▶ [DIRECTIONS]
Please reproduce exactly the lines between the line holding "What matplotlib code" and the line holding "r_black = [0.620, 0.334, 0.376, 0.217, 0.168, 0.0]", inclusive, leaving out any pictures.

▶ [Dataset rows]
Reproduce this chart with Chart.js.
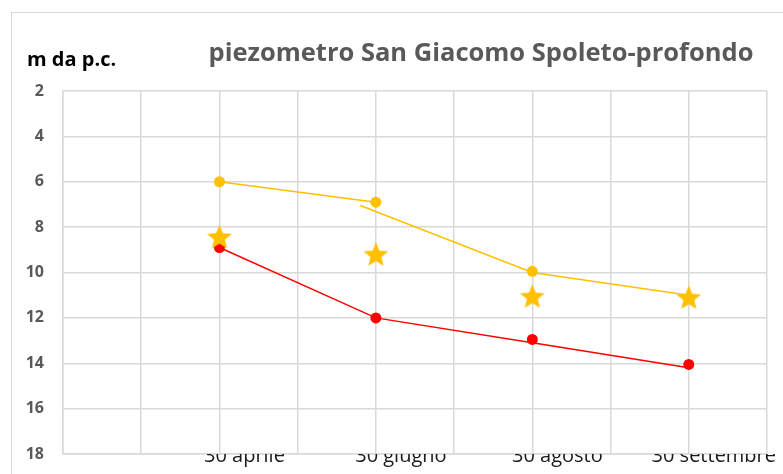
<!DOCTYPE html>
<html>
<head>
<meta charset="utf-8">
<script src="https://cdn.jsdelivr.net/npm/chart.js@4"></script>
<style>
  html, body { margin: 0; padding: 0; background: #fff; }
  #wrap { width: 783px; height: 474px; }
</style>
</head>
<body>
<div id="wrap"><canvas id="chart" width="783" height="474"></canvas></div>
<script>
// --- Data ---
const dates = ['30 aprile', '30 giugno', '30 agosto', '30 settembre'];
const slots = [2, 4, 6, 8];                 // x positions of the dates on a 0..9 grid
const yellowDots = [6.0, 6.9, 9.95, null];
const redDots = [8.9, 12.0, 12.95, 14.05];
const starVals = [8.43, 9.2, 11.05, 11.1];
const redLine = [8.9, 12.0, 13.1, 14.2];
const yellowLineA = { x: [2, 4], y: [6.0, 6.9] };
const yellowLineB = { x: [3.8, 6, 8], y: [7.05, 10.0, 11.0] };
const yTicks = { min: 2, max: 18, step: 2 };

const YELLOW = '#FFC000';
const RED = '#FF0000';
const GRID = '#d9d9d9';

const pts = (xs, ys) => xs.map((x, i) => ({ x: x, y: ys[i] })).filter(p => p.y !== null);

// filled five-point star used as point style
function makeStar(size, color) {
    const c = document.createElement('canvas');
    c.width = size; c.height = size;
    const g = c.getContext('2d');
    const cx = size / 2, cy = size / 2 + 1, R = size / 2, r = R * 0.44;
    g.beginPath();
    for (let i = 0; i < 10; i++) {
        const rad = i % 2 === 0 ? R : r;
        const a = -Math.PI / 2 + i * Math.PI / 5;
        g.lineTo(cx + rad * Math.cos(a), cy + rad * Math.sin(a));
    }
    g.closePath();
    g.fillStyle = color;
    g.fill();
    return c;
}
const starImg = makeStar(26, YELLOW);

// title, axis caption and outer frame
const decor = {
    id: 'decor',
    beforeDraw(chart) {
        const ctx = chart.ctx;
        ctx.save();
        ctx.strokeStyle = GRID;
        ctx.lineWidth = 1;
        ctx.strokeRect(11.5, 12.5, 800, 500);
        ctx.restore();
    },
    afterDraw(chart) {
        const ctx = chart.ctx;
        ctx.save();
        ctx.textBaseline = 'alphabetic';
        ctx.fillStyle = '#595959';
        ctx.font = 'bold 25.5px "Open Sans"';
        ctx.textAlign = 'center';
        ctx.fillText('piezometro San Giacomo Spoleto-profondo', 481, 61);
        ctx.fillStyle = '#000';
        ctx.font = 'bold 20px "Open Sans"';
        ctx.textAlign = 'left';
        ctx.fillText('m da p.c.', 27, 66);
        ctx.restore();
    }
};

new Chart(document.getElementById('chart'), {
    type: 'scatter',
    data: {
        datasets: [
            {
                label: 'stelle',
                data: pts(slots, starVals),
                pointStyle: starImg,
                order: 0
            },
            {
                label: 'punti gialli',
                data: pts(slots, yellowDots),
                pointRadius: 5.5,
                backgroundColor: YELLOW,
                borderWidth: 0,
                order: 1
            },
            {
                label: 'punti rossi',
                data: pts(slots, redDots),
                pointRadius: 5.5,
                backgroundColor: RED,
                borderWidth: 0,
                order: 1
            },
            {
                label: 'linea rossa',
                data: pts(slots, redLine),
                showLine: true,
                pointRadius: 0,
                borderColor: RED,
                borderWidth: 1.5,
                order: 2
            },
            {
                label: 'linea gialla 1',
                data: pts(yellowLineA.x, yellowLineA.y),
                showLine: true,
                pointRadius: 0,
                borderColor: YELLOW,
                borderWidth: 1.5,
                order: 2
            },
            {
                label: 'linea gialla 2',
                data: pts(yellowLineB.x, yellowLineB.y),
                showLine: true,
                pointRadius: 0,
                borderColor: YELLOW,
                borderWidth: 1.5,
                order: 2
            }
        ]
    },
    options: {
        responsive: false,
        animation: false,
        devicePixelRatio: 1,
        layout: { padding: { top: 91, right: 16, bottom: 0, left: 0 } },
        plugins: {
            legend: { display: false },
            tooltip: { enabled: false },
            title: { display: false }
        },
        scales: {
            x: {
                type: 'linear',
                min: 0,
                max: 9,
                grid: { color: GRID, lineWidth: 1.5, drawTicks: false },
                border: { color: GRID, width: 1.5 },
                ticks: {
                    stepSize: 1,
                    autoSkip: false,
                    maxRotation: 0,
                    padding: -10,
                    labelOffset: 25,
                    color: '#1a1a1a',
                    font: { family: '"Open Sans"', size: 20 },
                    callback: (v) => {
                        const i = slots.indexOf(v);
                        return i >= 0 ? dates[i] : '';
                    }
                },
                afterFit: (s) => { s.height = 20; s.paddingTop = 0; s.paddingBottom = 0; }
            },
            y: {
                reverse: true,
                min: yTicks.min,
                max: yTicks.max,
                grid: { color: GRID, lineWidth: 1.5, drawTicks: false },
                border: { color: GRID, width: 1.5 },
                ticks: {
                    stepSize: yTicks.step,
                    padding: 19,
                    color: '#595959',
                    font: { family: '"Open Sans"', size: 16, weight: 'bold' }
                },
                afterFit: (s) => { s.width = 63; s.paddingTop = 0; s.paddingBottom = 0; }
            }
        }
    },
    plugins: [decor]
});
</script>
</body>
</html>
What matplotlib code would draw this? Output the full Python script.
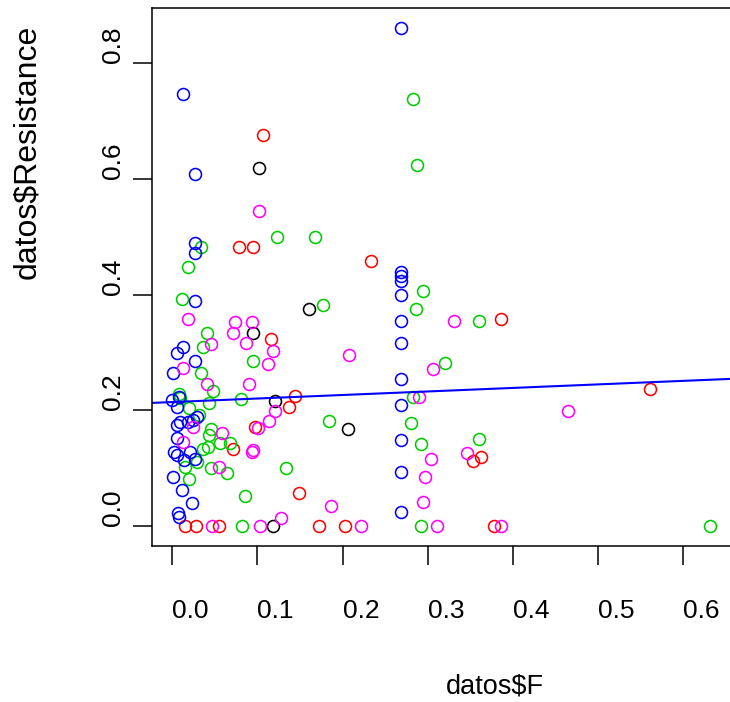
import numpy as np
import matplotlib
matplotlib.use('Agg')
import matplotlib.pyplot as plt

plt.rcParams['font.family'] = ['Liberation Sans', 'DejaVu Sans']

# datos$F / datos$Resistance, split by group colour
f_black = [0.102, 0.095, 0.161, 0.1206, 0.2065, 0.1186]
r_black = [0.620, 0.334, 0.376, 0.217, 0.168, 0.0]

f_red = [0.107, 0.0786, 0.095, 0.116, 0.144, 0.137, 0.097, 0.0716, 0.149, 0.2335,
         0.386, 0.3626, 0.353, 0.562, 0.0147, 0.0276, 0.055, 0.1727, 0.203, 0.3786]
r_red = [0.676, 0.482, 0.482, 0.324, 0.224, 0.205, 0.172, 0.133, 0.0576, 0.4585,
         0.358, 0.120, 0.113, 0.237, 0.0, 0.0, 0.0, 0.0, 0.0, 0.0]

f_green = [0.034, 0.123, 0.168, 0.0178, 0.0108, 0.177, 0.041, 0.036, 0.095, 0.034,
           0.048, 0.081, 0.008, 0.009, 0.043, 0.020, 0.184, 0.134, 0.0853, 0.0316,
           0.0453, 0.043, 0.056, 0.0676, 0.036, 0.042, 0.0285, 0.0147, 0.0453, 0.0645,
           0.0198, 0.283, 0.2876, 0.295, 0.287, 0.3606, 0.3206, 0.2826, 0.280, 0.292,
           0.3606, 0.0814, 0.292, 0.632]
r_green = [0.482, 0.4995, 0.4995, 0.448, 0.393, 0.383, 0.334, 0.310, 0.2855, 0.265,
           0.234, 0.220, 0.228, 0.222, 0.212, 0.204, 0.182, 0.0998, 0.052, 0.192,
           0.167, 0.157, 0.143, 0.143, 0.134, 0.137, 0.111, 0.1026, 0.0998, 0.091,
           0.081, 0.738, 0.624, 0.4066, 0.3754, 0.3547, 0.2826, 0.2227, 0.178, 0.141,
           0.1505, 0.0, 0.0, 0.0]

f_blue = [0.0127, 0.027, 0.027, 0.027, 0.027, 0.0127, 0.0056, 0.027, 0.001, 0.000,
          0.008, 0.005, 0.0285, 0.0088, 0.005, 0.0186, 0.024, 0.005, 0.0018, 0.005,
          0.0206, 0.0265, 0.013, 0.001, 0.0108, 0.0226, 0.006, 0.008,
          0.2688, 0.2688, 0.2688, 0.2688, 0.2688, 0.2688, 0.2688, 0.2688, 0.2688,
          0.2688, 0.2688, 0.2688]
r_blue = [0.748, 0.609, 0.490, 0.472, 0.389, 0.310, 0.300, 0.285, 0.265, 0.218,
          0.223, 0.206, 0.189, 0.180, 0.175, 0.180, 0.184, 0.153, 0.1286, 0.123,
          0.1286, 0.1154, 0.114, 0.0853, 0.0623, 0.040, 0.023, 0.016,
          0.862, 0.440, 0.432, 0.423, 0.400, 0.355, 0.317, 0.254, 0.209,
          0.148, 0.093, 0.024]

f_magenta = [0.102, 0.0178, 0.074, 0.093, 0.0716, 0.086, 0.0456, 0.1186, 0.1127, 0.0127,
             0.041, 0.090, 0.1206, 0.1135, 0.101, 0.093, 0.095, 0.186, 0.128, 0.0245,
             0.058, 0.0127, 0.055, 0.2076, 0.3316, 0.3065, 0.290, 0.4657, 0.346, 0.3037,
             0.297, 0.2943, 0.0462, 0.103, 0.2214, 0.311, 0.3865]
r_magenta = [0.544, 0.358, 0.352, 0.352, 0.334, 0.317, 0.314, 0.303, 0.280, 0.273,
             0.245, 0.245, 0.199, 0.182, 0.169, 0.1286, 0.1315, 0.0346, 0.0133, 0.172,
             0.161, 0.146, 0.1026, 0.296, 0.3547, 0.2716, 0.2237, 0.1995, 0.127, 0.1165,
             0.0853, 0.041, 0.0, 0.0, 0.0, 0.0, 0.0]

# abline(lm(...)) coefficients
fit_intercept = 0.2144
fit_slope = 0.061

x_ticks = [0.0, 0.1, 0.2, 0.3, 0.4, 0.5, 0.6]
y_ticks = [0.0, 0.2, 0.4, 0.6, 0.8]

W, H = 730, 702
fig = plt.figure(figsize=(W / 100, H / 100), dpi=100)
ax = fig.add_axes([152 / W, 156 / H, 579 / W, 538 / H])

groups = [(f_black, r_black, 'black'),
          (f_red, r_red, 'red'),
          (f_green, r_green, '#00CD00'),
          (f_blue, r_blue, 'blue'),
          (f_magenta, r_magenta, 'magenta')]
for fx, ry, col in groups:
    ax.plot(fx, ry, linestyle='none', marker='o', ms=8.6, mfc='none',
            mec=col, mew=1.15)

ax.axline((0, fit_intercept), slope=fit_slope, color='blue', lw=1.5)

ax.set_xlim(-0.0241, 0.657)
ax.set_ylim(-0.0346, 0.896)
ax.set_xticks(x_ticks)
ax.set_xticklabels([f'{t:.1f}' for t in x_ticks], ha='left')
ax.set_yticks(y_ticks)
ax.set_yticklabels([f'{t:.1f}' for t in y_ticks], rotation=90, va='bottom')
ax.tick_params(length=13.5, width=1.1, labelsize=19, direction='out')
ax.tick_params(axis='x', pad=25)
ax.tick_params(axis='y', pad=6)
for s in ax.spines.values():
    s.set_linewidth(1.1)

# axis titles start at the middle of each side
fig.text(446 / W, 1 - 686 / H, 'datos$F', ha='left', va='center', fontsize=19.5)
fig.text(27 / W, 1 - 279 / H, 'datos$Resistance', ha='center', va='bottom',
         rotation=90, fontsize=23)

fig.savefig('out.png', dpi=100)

▶ [EXPECTED ANSWER]
What matplotlib code would draw this? Output the full Python script.
import numpy as np
import matplotlib
matplotlib.use('Agg')
import matplotlib.pyplot as plt

plt.rcParams['font.family'] = ['Liberation Sans', 'DejaVu Sans']

# datos$F / datos$Resistance, split by group colour
f_black = [0.102, 0.095, 0.161, 0.1206, 0.2065, 0.1186]
r_black = [0.620, 0.334, 0.376, 0.217, 0.168, 0.0]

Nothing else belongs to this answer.